━━ Stored rows

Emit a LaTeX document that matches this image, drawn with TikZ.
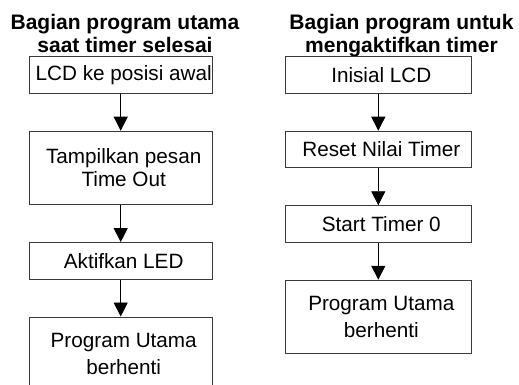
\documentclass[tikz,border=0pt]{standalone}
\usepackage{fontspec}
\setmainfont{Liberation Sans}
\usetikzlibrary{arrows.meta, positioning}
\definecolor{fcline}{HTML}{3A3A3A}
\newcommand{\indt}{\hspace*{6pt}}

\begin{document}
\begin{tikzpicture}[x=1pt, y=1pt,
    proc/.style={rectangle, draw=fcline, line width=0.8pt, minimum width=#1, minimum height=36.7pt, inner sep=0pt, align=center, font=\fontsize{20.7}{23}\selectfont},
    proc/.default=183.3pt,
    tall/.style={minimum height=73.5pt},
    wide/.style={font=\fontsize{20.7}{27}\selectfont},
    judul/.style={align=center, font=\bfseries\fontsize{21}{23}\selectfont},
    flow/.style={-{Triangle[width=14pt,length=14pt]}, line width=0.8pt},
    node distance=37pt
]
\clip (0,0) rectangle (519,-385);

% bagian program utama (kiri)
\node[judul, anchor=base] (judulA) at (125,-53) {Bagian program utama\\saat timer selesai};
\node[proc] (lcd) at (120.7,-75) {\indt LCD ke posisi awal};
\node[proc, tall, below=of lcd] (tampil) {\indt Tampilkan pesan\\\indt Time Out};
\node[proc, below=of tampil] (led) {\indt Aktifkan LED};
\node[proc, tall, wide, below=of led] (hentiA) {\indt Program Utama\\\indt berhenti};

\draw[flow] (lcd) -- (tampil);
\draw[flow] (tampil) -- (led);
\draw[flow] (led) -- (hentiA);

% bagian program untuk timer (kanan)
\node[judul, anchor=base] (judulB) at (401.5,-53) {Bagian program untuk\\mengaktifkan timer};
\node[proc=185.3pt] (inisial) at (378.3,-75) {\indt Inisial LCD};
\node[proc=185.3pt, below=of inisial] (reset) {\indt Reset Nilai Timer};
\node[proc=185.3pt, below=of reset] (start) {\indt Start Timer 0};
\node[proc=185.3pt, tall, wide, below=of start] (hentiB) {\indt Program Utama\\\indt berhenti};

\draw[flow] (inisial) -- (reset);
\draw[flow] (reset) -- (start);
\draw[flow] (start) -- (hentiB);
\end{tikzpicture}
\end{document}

━━━━
━━ Stored rows

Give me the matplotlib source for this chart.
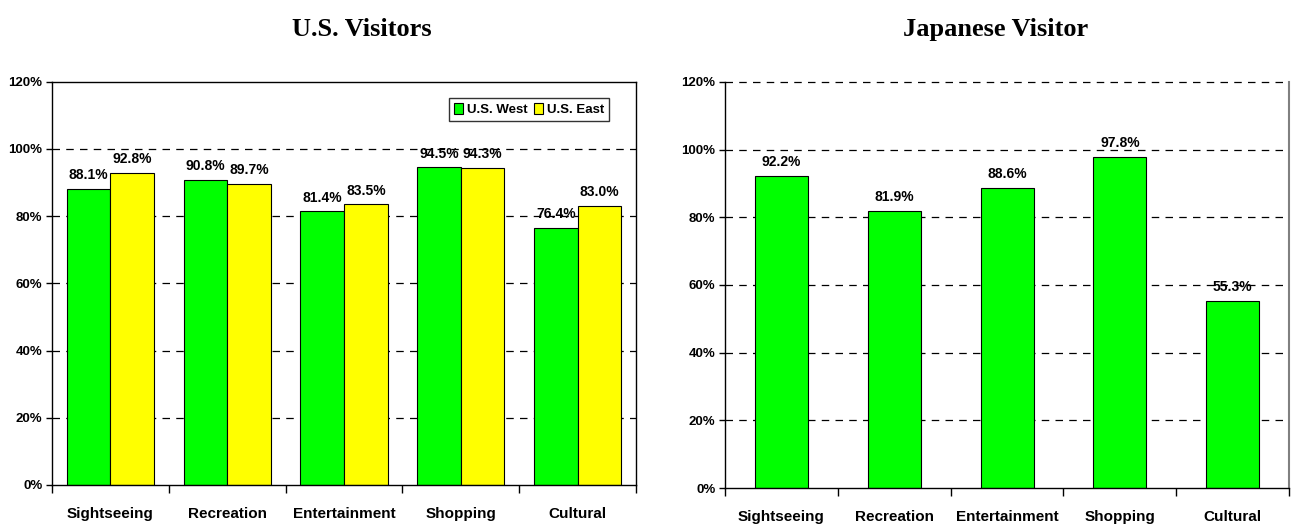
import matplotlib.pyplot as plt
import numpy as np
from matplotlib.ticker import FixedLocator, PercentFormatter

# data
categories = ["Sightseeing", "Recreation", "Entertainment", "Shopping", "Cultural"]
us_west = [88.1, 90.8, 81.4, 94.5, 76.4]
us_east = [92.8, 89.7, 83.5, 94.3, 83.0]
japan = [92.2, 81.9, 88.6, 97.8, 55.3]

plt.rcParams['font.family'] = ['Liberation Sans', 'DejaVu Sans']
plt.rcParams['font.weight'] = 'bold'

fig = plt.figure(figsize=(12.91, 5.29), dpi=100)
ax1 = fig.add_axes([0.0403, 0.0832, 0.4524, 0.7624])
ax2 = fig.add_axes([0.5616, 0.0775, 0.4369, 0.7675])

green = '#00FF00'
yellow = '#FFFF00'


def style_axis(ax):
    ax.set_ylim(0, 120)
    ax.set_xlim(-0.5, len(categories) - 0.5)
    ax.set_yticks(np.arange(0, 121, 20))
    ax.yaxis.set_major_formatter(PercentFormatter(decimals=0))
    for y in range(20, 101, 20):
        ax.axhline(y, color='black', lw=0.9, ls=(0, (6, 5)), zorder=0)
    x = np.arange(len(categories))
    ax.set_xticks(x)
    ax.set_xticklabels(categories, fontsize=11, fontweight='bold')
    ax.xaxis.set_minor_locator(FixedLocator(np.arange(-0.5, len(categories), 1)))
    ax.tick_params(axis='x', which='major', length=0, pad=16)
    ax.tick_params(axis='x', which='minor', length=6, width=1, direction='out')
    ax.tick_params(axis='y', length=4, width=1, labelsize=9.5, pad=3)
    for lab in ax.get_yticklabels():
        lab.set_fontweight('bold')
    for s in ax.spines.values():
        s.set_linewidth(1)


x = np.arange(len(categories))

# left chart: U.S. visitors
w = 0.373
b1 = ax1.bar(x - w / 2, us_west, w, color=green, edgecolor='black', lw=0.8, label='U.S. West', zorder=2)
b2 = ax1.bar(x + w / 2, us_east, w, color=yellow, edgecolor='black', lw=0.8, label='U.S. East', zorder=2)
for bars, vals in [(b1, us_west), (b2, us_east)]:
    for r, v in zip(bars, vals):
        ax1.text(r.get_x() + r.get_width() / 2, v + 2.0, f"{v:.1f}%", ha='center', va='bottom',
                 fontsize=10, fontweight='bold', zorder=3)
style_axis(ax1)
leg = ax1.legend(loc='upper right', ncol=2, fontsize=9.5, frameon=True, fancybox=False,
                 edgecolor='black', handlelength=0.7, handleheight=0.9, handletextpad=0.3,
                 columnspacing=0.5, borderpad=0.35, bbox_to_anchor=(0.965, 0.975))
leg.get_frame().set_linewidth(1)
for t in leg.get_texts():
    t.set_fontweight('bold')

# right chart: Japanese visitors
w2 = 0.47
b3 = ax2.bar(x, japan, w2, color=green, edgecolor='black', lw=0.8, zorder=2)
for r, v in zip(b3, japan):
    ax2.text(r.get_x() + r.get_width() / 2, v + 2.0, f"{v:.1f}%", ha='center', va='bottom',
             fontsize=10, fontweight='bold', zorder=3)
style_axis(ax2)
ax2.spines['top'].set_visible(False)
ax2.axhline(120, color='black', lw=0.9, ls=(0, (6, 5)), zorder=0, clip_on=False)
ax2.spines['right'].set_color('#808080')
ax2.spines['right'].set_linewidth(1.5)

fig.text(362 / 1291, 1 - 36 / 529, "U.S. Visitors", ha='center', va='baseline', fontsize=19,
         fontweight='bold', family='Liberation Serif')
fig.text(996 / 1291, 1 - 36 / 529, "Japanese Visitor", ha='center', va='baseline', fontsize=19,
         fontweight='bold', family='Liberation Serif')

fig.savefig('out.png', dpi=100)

━━━━

To do:
Repeat the lines above exactly, beginning with the one containing "Give me the matplotlib source for this chart." and finishing with the one containing "yellow = '#FFFF00'". No pictures belong in the copy.

Written response:
Give me the matplotlib source for this chart.
import matplotlib.pyplot as plt
import numpy as np
from matplotlib.ticker import FixedLocator, PercentFormatter

# data
categories = ["Sightseeing", "Recreation", "Entertainment", "Shopping", "Cultural"]
us_west = [88.1, 90.8, 81.4, 94.5, 76.4]
us_east = [92.8, 89.7, 83.5, 94.3, 83.0]
japan = [92.2, 81.9, 88.6, 97.8, 55.3]

plt.rcParams['font.family'] = ['Liberation Sans', 'DejaVu Sans']
plt.rcParams['font.weight'] = 'bold'

fig = plt.figure(figsize=(12.91, 5.29), dpi=100)
ax1 = fig.add_axes([0.0403, 0.0832, 0.4524, 0.7624])
ax2 = fig.add_axes([0.5616, 0.0775, 0.4369, 0.7675])

green = '#00FF00'
yellow = '#FFFF00'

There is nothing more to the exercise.